Aim of the task: Note each line that includes the word "React". Copy those lines.
======
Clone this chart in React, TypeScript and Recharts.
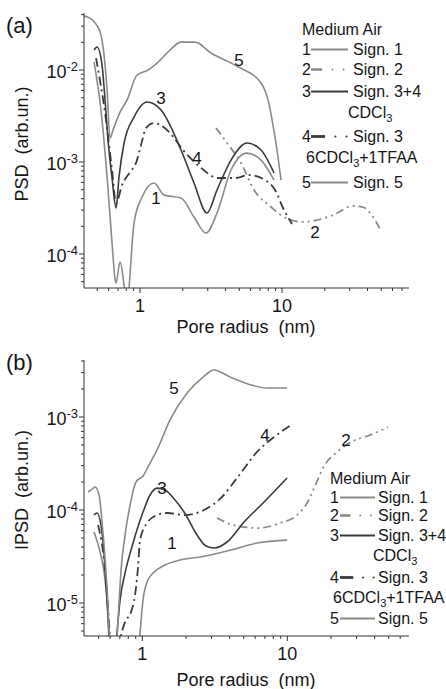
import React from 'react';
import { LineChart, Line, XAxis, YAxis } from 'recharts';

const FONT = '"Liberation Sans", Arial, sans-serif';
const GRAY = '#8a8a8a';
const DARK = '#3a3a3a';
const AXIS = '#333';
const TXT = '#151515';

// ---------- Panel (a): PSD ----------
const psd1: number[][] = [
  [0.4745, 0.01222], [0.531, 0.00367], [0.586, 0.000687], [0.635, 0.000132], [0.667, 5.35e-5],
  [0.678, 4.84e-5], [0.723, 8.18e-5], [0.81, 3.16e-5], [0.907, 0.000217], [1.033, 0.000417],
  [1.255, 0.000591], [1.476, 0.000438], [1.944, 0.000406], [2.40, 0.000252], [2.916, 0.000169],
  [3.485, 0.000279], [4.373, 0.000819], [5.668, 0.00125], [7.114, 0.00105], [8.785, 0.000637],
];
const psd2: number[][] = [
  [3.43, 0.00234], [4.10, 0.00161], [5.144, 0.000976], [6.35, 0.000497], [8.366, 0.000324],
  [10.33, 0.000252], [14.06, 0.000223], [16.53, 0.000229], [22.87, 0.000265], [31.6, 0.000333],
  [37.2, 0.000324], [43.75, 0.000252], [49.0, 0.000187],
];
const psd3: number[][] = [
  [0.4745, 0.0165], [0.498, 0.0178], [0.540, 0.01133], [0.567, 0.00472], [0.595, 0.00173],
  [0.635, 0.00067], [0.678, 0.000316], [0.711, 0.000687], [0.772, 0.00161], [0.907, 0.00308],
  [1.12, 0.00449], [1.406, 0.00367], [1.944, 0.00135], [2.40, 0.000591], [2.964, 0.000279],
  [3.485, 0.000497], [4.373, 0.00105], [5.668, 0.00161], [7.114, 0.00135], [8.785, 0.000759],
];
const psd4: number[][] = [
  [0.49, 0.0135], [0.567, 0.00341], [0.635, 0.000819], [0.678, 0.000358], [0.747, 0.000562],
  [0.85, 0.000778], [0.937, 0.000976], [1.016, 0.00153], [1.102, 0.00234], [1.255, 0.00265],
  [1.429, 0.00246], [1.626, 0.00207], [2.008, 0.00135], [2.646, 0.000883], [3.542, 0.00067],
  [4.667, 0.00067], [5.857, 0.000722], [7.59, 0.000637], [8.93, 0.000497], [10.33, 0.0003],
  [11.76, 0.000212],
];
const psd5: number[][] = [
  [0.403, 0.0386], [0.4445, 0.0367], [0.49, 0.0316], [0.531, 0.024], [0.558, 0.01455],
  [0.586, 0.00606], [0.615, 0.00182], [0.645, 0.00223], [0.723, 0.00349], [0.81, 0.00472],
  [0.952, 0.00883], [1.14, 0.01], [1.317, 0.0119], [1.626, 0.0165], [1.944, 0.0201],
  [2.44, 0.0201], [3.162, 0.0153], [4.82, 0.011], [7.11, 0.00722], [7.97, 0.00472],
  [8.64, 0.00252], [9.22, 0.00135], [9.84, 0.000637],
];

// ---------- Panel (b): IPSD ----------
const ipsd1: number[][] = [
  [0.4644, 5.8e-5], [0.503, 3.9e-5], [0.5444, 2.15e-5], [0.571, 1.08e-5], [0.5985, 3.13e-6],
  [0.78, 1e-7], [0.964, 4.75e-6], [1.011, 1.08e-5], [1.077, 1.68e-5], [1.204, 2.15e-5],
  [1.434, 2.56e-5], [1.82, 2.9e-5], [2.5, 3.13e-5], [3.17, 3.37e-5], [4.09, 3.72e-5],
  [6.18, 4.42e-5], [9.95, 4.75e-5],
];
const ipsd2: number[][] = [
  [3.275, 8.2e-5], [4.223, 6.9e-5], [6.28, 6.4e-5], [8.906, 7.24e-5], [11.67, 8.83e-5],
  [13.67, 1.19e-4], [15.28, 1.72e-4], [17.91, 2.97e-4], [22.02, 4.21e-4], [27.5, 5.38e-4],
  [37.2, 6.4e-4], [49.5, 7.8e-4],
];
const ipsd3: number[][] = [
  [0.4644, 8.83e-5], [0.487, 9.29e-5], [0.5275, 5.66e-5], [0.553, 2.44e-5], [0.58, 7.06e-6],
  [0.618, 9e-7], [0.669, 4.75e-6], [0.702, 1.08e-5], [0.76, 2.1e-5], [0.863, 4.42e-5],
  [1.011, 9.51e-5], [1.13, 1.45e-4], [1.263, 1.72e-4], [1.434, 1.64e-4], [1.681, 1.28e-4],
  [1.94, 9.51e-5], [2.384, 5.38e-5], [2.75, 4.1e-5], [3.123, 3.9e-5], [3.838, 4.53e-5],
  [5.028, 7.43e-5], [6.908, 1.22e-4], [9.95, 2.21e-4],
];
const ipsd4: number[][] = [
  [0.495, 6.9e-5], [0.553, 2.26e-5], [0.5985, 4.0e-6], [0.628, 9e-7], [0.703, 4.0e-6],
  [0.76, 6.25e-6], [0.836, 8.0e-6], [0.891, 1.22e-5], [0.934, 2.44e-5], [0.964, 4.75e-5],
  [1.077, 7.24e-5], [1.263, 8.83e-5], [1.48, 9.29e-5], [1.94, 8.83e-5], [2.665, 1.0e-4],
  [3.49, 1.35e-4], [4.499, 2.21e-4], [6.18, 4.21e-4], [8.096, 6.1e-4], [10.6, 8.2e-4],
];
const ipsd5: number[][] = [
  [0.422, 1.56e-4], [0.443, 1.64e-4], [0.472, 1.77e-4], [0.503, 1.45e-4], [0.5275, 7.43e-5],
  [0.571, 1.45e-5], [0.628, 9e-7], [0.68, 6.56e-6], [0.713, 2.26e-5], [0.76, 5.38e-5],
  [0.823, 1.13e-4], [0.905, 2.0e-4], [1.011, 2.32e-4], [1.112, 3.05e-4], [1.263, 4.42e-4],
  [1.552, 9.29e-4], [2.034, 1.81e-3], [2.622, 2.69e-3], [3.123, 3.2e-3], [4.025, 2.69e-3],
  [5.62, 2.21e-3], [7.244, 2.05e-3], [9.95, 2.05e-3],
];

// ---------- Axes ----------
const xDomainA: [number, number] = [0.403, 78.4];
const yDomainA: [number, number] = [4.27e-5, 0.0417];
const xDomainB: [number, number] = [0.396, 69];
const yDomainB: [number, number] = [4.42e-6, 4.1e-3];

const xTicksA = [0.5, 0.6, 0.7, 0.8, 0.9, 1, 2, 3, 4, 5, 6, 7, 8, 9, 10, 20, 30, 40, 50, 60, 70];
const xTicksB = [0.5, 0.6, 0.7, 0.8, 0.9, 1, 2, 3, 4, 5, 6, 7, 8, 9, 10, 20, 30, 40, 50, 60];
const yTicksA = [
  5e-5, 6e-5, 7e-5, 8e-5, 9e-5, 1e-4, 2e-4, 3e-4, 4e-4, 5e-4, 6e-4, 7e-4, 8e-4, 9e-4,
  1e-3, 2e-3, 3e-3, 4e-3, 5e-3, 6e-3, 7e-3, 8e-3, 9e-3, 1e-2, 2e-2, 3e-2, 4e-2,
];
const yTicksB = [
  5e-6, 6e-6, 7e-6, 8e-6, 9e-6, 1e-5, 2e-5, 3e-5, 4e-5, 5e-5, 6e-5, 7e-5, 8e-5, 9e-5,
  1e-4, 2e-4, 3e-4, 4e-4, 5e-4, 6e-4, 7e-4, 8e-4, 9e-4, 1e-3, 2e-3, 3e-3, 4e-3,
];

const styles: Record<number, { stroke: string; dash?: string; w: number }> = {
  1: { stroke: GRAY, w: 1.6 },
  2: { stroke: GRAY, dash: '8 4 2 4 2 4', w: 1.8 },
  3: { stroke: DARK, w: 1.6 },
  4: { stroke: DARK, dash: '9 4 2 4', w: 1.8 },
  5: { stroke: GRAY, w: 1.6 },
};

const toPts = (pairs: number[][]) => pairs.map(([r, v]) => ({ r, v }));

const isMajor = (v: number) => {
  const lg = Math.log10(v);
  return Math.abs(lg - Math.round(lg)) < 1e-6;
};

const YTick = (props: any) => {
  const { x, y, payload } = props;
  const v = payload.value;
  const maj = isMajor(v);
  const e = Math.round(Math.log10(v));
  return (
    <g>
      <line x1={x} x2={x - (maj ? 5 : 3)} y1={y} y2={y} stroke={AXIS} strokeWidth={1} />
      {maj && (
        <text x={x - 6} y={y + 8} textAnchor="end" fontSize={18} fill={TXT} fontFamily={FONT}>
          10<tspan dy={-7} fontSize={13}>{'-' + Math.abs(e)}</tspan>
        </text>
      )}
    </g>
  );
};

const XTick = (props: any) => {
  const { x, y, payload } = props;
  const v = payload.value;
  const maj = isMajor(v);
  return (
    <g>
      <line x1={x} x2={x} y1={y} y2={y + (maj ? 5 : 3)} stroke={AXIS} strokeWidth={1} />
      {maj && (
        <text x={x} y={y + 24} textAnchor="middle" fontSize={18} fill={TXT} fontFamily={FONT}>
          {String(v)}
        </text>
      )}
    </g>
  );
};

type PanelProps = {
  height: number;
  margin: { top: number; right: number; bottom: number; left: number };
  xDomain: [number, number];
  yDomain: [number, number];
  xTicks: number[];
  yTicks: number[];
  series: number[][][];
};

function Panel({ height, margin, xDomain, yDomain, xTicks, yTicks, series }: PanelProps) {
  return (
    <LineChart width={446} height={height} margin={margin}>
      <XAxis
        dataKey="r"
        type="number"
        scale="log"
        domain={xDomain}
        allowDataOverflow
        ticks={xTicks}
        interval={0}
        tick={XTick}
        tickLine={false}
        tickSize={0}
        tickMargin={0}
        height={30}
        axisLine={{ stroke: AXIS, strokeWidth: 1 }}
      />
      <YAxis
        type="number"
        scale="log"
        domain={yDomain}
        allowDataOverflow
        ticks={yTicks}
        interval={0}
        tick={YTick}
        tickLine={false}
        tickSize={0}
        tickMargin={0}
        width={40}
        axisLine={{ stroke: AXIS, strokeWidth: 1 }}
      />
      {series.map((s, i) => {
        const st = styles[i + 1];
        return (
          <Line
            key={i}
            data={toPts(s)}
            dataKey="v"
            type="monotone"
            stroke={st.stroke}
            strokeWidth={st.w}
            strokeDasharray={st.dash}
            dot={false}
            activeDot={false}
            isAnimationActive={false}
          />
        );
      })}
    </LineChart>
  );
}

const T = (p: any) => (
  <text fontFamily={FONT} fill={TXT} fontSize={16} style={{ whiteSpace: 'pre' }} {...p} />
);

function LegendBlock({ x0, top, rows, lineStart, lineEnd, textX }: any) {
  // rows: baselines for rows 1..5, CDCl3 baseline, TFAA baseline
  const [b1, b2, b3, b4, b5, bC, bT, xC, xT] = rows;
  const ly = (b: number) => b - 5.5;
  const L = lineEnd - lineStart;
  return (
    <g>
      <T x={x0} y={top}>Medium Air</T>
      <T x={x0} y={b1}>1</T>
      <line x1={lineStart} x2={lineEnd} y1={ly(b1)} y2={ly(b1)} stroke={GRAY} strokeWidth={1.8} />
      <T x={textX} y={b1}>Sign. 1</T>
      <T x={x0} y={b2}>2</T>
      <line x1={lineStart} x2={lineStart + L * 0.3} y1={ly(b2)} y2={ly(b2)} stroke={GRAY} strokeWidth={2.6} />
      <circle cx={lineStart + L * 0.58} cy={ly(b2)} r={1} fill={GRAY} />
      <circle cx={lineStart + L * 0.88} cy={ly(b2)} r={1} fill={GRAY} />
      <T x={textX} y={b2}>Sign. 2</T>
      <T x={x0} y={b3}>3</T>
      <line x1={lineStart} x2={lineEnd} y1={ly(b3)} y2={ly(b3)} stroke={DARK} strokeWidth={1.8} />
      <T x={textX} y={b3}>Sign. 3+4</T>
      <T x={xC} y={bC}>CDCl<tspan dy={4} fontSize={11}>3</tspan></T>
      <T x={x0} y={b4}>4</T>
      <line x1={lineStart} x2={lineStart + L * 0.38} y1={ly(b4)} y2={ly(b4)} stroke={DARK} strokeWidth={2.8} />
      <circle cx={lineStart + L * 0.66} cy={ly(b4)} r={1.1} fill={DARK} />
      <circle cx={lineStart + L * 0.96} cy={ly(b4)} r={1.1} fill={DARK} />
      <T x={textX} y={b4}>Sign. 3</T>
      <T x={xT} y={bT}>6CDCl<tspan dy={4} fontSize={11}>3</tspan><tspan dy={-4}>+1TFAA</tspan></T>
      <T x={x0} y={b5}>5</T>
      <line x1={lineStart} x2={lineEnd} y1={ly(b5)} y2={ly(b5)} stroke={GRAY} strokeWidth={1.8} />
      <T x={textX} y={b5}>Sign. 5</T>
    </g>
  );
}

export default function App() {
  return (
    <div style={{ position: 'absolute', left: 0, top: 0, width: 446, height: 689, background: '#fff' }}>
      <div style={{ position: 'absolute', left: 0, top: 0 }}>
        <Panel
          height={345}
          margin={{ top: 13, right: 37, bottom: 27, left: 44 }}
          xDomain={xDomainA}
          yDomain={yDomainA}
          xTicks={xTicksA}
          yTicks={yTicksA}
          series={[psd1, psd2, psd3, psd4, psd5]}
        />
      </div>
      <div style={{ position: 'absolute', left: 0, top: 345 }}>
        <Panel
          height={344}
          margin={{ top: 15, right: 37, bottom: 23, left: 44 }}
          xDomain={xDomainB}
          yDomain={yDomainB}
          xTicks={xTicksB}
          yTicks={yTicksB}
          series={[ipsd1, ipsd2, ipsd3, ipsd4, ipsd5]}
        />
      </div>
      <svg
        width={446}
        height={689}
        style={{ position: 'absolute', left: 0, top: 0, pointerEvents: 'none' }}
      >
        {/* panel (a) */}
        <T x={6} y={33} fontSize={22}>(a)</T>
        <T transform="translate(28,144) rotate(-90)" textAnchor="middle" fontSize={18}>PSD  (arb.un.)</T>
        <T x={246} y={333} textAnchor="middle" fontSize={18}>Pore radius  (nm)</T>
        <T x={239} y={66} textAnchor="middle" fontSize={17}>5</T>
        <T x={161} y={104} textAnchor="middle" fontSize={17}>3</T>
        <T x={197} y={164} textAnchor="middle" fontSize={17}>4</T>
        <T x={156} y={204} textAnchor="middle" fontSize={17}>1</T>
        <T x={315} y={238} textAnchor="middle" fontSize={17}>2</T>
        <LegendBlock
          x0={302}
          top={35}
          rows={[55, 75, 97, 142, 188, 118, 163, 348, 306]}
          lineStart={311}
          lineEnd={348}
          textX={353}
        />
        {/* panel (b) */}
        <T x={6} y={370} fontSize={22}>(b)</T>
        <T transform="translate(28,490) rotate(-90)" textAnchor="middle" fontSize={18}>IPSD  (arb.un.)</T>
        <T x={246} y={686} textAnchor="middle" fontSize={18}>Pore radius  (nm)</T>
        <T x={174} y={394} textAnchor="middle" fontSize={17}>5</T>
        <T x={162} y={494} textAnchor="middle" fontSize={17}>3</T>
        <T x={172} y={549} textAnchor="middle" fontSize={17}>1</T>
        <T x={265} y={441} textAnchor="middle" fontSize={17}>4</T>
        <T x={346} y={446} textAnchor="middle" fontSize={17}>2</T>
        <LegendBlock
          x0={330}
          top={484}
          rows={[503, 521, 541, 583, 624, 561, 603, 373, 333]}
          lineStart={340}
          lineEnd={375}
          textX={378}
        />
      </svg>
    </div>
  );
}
======
Written answer:
Clone this chart in React, TypeScript and Recharts.
import React from 'react';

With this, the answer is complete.